Latham's North Carolina Mountain Woman typifies the majority of women in the nation's rural areas during the Depression. In this engraving, the woman is carding wool, one more chore in the wide range of duties women routinely did for no pay. Although many rural women were not even counted for census purposes, all household and domestic chores were understood to be theirs. In addition, they were expected to work in the fields helping husbands and fathers who didn't reciprocate by assisting with cooking, cleaning, milking cows, or any other task define as women s work. Daughters were expected to assume their share of the workload which was often so heavy that their schooling attempts either suffered or were abandoned entirely. Young girls were unpaid domestic servants who were expected to care for younger siblings and who worked in the fields, planting and harvesting on demand. In their efforts to escape the rigors of farm labor, many migrated to cities but found little welcome and few wage earning jobs in economically depressed urban centers.

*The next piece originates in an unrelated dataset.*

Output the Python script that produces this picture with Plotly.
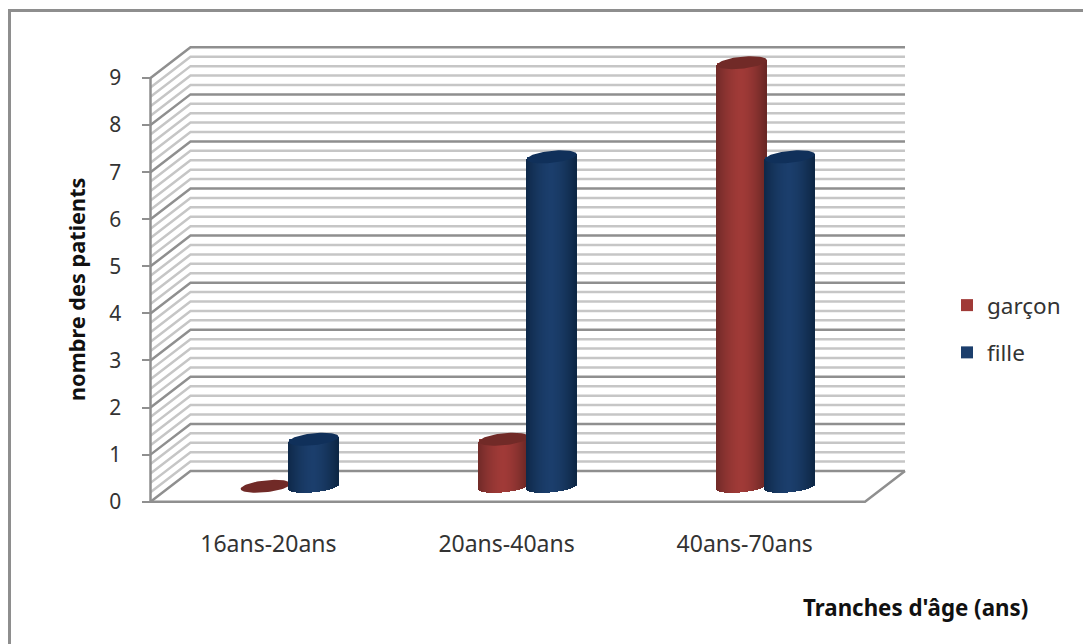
import math
import plotly.graph_objects as go

# Chart data
categories = ["16ans-20ans", "20ans-40ans", "40ans-70ans"]
garcon = [0, 1, 9]
fille = [1, 7, 7]
y_ticks = [0, 1, 2, 3, 4, 5, 6, 7, 8, 9]

W, H = 1083, 644
X_L, X_R = 150.5, 865.0      # front plane, pixels
Y_0, Y_9 = 501.7, 78.0
PX_X = (X_R - X_L) / 3
PX_Y = (Y_0 - Y_9) / 9

# The axes span the whole canvas so the oblique walls stay inside the subplot
X_RANGE = [-X_L / PX_X, (W - X_L) / PX_X]
Y_RANGE = [(Y_0 - H) / PX_Y, Y_0 / PX_Y]

# Oblique projection expressed in axis units
DEPTH_X = 40 / PX_X
DEPTH_Y = 30.7 / PX_Y
CYL_A = 25 / PX_X
CYL_B = 6.0 / PX_Y
CYL_TILT = 2.5 / PX_Y
SERIES_SHIFT = 24 / PX_X
STRIPS = 50

GRID_MAJOR = "#8f8f8f"
GRID_MINOR = "#c6c6c6"
FONT = "Noto Sans"
TEXT = "#333333"


def wall_lines(levels):
    xs, ys = [], []
    for h in levels:
        xs += [0, DEPTH_X, 3 + DEPTH_X, None]
        ys += [h, h + DEPTH_Y, h + DEPTH_Y, None]
    return xs, ys


def shade(edge_l, mid, edge_r, u):
    # u runs from -1 (left edge) to 1 (right edge)
    end = edge_l if u < 0 else edge_r
    k = abs(u) ** 1.6
    return "rgb(%d,%d,%d)" % tuple(round(m + (e - m) * k) for m, e in zip(mid, end))


def cylinder_traces(values, name, shift, mid, left, right, cap, axes):
    xa, ya = axes
    lift = DEPTH_Y / 2
    cx = [i + 0.5 + DEPTH_X / 2 + shift for i in range(len(values))]
    out = [go.Bar(
        x=cx, y=values, base=lift, width=2 * CYL_A, name=name,
        marker=dict(color="rgb(%d,%d,%d)" % mid, line=dict(width=0)),
        xaxis=xa, yaxis=ya, legendgroup=name,
    )]
    sx, sy, sb, sc = [], [], [], []
    for c, v in zip(cx, values):
        if v <= 0:
            continue
        for k in range(STRIPS):
            u = -1 + (2 * k + 1) / STRIPS
            drop = CYL_B * math.sqrt(1 - u * u)
            sx.append(c + u * CYL_A)
            sb.append(lift + CYL_TILT * u - drop)
            sy.append(v + drop)
            sc.append(shade(left, mid, right, u))
    out.append(go.Bar(
        x=sx, y=sy, base=sb, width=2 * CYL_A / STRIPS * 1.15,
        marker=dict(color=sc, line=dict(width=0)),
        xaxis=xa, yaxis=ya, showlegend=False, hoverinfo="skip",
    ))
    ex, ey = [], []
    for c, v in zip(cx, values):
        for k in range(73):
            t = 2 * math.pi * k / 72
            ex.append(c + CYL_A * math.cos(t))
            ey.append(v + lift + CYL_B * math.sin(t) + CYL_TILT * math.cos(t))
        ex.append(None)
        ey.append(None)
    out.append(go.Scatter(
        x=ex, y=ey, mode="lines", fill="toself", fillcolor=cap,
        line=dict(width=0, color=cap),
        xaxis=xa, yaxis=ya, showlegend=False, hoverinfo="skip",
    ))
    return out


def guide(xs, ys, color, width=2.5):
    return go.Scatter(x=xs, y=ys, mode="lines", line=dict(color=color, width=width),
                      showlegend=False, hoverinfo="skip")


minor = [i / 5 for i in range(0, 46) if i % 5]

fig = go.Figure()

# Floor, walls and axis lines
fig.add_trace(guide(*wall_lines(minor), GRID_MINOR))
fig.add_trace(guide(*wall_lines(y_ticks), GRID_MAJOR))
fig.add_trace(guide([0, 0, 3, 3 + DEPTH_X], [y_ticks[-1], 0, 0, DEPTH_Y], GRID_MAJOR))

# Cylinders, one overlaid subplot per series so "fille" sits in front
for tr in cylinder_traces(garcon, "garçon", -SERIES_SHIFT, (160, 58, 55), (112, 42, 40),
                          (104, 38, 36), "#712a27", ("x2", "y2")):
    fig.add_trace(tr)
for tr in cylinder_traces(fille, "fille", SERIES_SHIFT, (27, 62, 108), (14, 40, 72),
                          (13, 38, 68), "#10305a", ("x3", "y3")):
    fig.add_trace(tr)

hidden_x = dict(domain=[0, 1], range=X_RANGE, visible=False, overlaying="x", fixedrange=True)
hidden_y = dict(domain=[0, 1], range=Y_RANGE, visible=False, overlaying="y", fixedrange=True)

fig.update_layout(
    width=W, height=H,
    margin=dict(l=0, r=0, t=0, b=0, autoexpand=False),
    paper_bgcolor="white", plot_bgcolor="rgba(0,0,0,0)",
    barmode="overlay", bargap=0,
    font=dict(family=FONT, size=18, color=TEXT),
    xaxis=dict(
        domain=[0, 1], range=X_RANGE, anchor="free", position=(H - Y_0) / H,
        tickmode="array", tickvals=[0.495, 1.495, 2.495], ticktext=categories,
        showgrid=False, zeroline=False, showline=False, ticks="",
        ticklabelstandoff=26, tickfont=dict(family=FONT, size=23, color=TEXT),
        fixedrange=True,
    ),
    yaxis=dict(
        domain=[0, 1], range=Y_RANGE, anchor="free", position=X_L / W,
        tickmode="array", tickvals=y_ticks,
        showgrid=False, zeroline=False, showline=False,
        ticks="outside", ticklen=9, tickwidth=2, tickcolor=GRID_MAJOR,
        ticklabelstandoff=16, tickfont=dict(family=FONT, size=21, color=TEXT),
        fixedrange=True,
    ),
    xaxis2=hidden_x, yaxis2=hidden_y, xaxis3=hidden_x, yaxis3=hidden_y,
    legend=dict(x=947 / W, y=(H - 284) / H, xanchor="left", yanchor="top",
                font=dict(family=FONT, size=22.5, color=TEXT),
                tracegroupgap=15, bgcolor="rgba(0,0,0,0)"),
    annotations=[
        dict(text="<b>Tranches d'âge (ans)</b>", xref="paper", yref="paper",
             x=915.5 / W, y=(H - 607) / H, xanchor="center", yanchor="middle", showarrow=False,
             font=dict(family=FONT, size=22.3, color="#111111")),
        dict(text="<b>nombre des patients</b>", xref="paper", yref="paper", textangle=-90,
             x=76 / W, y=(H - 290) / H, xanchor="center", yanchor="middle", showarrow=False,
             font=dict(family=FONT, size=21.7, color="#111111")),
    ],
    shapes=[
        dict(type="line", xref="paper", yref="paper", x0=9.5 / W, x1=9.5 / W, y0=0,
             y1=(H - 9) / H, line=dict(color="#8e8e8e", width=3)),
        dict(type="line", xref="paper", yref="paper", x0=8 / W, x1=1, y0=(H - 10.5) / H,
             y1=(H - 10.5) / H, line=dict(color="#8e8e8e", width=3)),
    ],
)

fig.write_html("out.html")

Inevitably most were compelled to return to country life where they settled for marriage and a life of poverty and hard work.
 
Like many of her female colleagues, when Latham represented a woman at work she stated the obvious: both rural and urban women helped provide necessary support for a faltering economy but their efforts were of little concern to government agencies or politicians, and were generally overlooked within their own communities.
 
 
Doris Lee (1905-1983)
Strawberry Pickers, 1937
Lithograph
 
Born in Aledo, Illinois, Doris Emrick Lee's work is often compared with that of Thomas Hart Benton, John Steuart Curry, and Grant Wood. Like them, she promoted the myth of agrarian American values as the most effective resistance to the widely perceived threat of European modernist directions. Lee's works, however, are not self-conscious statements of nationalist political attitudes in opposition to modernism as many of Benton's are. Instead, she made a genuine attempt to emulate some authentic qualities of folk art and to convey the serenity of rural life in contrast to the anxieties felt by many urbanites during the Depression.
 
Unlike those in prints by her urban contemporaries, Lee's working women are not crowded in a subway car or bent over a typewriter. Instead they happily engage in unhurried rural tasks such as harvesting crops or picking berries. Because she was so strongly influenced by folk art Lee's work is often labeled naive or primitive when in reality it is an outcome of her training. She graduated from Rockford College, then studied with Ernest Lawson at the Kansas City Art Institute and later in Paris with André L Hote. In 1930 she enrolled in Arnold Blanch's class at the California School of Fine Arts in San Francisco and, in 1939, married her teacher. It was Blanch in particular who encouraged her to abandon the Cubist style she had learned in Paris, but rather to explore ways to develop a personal visual language.
 
Strawberry Pickers may be derived from a childhood memory. It is a serene, nostalgic scene with none of the sentimental realism that was so often found in American scene paintings and prints. Lee's work is not didactic, political, or socially conscious; instead it evokes shared memories of simple activities and suggests a form of rural escapism during the Depression.